**Required task**
Find the word "with" in the listing; pull out each line holding it.

[Charts and diagrams as code]
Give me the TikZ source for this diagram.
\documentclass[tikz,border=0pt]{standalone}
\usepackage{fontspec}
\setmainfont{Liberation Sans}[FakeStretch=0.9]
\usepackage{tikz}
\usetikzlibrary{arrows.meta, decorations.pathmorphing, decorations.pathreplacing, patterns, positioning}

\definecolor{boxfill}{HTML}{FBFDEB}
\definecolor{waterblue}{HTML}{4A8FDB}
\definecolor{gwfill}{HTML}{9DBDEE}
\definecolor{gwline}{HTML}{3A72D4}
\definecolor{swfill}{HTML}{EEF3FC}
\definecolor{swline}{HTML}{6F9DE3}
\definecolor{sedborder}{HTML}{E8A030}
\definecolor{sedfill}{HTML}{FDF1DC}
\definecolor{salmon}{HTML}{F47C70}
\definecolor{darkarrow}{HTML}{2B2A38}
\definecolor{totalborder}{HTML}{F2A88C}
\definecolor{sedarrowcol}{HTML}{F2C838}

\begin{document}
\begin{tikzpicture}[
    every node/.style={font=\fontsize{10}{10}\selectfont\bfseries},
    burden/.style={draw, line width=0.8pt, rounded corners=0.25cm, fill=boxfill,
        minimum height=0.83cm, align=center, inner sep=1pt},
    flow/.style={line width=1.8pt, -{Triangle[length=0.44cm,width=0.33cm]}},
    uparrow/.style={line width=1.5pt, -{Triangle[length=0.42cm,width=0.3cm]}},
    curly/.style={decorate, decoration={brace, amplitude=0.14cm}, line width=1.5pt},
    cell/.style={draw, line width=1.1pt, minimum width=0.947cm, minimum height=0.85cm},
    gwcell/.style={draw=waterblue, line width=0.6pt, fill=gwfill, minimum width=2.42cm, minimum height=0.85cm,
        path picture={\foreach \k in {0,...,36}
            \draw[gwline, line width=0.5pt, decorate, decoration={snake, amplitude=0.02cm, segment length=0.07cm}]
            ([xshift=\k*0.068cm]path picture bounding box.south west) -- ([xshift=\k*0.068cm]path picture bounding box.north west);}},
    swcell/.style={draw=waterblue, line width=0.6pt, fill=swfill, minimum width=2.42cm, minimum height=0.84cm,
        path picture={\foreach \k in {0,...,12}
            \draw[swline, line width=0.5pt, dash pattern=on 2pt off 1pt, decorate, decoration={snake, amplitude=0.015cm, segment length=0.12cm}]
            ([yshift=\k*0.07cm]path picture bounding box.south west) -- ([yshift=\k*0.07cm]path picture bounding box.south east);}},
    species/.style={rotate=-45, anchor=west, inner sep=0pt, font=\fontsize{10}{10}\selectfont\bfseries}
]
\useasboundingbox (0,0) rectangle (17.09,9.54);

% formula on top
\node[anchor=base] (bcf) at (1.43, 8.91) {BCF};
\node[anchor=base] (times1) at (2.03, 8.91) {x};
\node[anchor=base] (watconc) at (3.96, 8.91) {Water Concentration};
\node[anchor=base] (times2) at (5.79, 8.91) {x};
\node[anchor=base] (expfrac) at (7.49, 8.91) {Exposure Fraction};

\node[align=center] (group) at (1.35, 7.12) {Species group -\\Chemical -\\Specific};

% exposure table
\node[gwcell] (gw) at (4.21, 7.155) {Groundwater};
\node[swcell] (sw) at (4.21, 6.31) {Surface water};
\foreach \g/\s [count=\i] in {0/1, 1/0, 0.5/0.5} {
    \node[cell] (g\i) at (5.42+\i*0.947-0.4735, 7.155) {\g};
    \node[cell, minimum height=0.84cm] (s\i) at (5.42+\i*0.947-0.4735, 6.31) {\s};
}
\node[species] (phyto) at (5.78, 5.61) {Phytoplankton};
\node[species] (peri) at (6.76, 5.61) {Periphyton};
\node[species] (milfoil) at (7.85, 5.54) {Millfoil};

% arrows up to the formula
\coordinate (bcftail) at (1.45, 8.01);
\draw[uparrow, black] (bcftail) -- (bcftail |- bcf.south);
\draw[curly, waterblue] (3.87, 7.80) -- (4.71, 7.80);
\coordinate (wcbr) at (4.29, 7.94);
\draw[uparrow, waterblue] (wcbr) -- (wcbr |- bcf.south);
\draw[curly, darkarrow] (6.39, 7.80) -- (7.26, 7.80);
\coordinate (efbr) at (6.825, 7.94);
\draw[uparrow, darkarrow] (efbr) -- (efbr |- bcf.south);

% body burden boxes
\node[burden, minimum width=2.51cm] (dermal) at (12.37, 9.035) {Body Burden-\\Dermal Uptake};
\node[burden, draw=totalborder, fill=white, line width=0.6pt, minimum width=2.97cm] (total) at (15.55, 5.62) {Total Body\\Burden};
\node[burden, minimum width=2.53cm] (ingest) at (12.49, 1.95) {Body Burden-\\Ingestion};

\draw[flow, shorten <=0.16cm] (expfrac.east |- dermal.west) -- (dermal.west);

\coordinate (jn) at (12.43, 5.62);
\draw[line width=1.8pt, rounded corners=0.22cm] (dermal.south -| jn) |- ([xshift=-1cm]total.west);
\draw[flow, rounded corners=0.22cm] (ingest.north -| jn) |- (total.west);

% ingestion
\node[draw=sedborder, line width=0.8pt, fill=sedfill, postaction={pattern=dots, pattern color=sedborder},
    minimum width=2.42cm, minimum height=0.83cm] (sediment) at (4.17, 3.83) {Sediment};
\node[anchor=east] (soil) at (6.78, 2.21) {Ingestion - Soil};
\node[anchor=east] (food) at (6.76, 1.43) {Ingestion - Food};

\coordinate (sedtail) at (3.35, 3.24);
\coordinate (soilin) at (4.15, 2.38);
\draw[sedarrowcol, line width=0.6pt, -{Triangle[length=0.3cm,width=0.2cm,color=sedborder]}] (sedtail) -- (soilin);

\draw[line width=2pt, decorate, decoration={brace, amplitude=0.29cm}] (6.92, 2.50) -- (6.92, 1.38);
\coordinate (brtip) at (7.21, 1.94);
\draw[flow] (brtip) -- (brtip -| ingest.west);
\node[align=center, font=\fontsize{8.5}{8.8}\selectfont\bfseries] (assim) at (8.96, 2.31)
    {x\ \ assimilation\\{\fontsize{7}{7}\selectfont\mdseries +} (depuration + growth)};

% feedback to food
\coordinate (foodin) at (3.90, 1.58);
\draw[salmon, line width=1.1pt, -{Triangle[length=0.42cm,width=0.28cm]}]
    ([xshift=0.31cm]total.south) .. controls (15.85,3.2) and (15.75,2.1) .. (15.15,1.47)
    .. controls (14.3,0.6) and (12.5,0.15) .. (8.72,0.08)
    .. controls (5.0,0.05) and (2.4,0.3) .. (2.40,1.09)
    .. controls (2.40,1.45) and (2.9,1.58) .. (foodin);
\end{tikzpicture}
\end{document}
---
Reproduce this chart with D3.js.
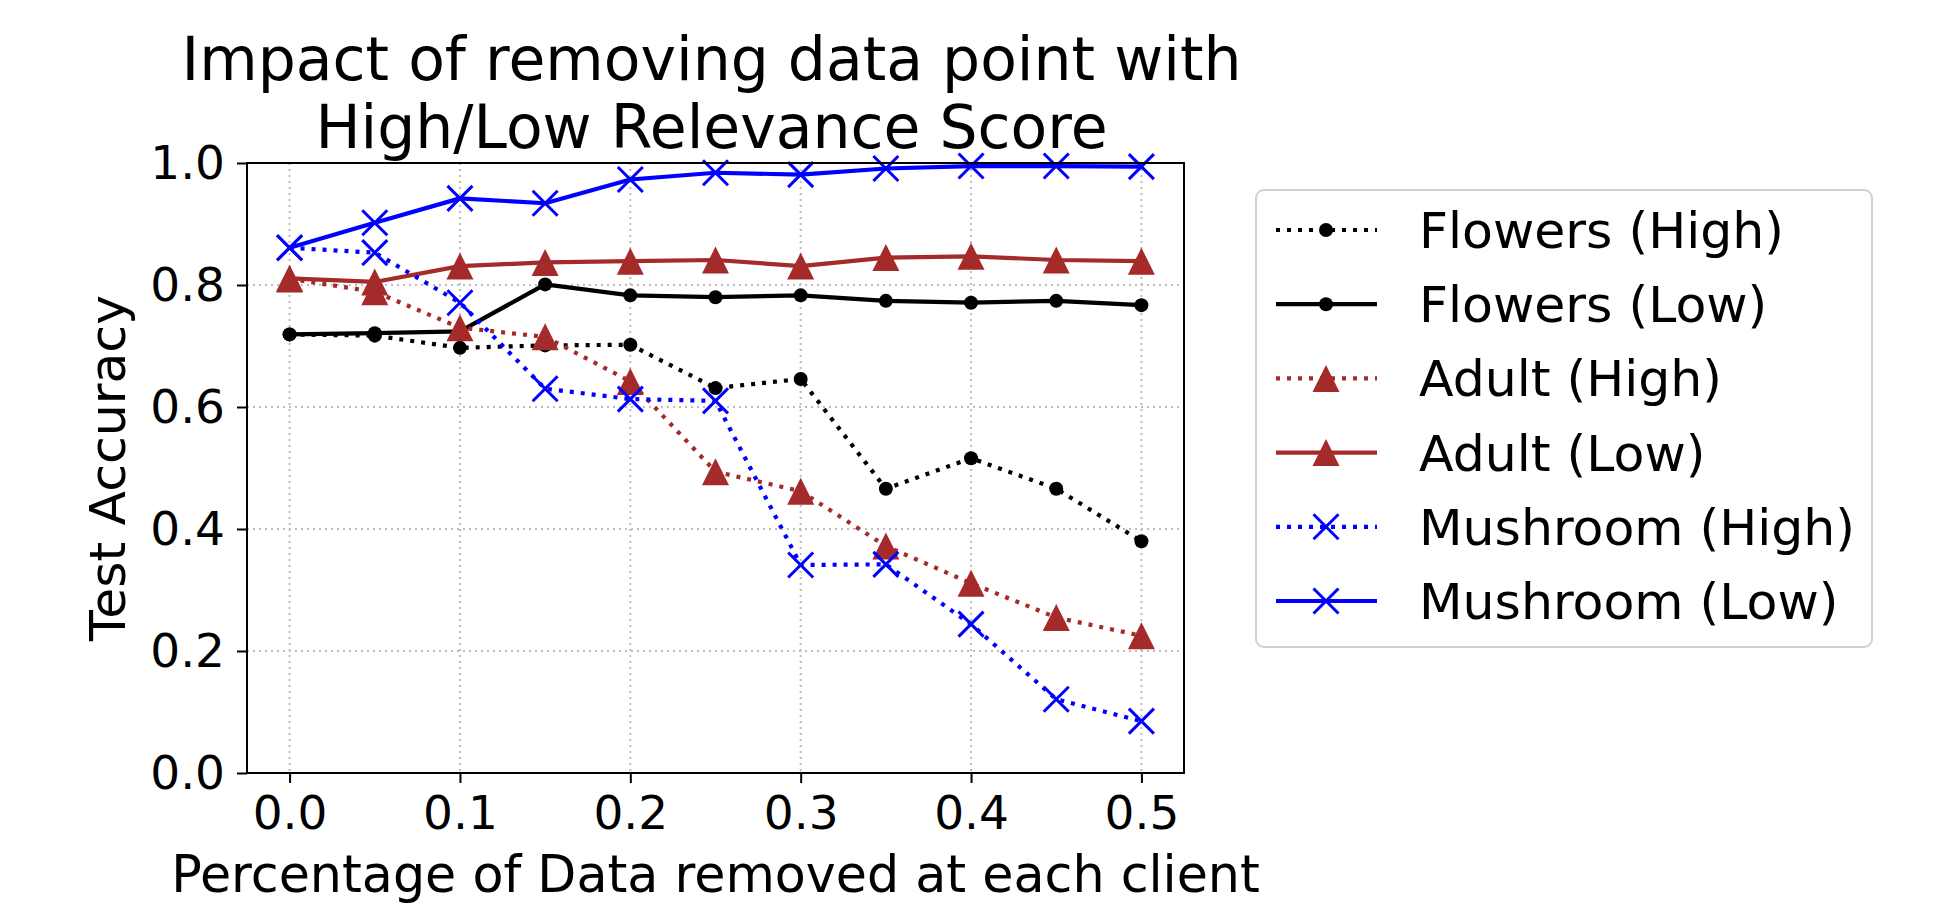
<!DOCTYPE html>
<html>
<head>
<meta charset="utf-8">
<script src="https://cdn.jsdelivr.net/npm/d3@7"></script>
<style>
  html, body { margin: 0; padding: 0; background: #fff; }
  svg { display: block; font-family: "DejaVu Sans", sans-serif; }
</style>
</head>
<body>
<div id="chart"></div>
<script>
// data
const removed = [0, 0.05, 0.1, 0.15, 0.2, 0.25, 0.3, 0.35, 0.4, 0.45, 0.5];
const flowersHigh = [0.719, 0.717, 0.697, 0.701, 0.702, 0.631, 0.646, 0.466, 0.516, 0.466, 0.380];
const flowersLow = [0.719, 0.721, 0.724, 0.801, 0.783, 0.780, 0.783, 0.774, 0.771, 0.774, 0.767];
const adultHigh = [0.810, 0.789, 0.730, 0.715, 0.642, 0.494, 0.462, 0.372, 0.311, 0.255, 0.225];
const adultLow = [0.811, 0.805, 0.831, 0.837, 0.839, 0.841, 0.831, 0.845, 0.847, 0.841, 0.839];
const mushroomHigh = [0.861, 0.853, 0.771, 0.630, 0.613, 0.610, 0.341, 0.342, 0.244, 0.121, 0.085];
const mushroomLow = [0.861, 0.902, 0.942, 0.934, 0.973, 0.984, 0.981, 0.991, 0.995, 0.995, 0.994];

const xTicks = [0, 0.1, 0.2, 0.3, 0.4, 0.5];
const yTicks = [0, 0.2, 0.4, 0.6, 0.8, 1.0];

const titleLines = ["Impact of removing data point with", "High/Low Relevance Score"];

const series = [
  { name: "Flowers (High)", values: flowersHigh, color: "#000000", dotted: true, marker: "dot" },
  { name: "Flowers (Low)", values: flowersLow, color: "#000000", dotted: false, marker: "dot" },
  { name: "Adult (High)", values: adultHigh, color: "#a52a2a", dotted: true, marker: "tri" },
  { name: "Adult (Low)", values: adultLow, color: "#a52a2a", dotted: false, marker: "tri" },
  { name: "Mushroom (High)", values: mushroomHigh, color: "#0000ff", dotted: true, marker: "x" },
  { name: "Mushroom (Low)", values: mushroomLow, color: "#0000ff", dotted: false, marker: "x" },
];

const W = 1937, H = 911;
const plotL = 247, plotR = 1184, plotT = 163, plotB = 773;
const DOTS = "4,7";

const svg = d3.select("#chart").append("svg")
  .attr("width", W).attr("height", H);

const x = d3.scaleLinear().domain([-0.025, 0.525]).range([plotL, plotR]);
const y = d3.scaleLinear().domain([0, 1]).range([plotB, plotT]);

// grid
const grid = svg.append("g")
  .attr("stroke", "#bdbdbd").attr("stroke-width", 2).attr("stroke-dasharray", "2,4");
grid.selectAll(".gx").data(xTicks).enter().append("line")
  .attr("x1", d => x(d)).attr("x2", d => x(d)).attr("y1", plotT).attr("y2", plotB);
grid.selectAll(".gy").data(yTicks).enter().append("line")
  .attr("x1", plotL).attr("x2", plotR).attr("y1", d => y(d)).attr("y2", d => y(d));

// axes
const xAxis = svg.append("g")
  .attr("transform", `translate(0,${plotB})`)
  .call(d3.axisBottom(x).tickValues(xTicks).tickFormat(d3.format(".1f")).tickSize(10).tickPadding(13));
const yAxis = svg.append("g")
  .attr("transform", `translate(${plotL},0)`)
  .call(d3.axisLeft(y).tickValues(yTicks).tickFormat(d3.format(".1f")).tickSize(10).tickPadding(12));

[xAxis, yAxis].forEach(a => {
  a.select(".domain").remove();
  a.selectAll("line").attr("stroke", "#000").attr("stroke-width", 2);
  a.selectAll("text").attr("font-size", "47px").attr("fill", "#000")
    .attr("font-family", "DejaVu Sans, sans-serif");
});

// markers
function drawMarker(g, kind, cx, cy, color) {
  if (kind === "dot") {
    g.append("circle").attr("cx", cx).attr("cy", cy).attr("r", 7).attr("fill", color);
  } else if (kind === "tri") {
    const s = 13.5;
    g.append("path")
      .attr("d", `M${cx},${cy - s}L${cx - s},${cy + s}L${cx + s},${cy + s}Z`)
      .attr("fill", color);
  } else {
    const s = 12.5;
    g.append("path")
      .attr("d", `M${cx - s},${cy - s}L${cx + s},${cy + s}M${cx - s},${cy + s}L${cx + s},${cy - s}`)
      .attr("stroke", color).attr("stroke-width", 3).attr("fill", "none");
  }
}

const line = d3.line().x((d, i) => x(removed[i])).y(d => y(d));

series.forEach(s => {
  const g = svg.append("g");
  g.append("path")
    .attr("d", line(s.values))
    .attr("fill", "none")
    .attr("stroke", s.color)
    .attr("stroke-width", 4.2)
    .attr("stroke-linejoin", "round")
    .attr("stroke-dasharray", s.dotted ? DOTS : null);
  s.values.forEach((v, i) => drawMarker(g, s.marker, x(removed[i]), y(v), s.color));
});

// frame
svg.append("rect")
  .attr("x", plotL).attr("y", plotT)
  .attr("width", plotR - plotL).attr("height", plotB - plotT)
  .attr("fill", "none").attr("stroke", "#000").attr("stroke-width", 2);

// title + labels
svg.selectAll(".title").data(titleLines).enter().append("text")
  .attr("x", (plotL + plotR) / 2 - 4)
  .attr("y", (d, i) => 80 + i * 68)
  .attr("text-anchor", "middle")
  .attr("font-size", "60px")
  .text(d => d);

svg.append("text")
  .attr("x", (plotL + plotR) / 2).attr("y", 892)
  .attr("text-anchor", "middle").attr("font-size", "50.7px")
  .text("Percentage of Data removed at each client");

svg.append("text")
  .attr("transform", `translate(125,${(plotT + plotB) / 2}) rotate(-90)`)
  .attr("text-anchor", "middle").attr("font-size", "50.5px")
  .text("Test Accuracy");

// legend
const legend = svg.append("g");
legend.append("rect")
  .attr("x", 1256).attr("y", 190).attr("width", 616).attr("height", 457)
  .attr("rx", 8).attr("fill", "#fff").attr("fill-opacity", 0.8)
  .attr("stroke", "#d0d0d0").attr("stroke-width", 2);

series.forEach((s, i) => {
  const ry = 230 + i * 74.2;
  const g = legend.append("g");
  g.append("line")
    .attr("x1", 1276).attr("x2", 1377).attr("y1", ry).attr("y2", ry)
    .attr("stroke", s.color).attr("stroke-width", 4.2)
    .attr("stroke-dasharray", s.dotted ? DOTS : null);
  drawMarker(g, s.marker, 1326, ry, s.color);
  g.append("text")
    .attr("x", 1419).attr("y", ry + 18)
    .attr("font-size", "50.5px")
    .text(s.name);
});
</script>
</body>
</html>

**Full response**
Reproduce this chart with D3.js.
const titleLines = ["Impact of removing data point with", "High/Low Relevance Score"];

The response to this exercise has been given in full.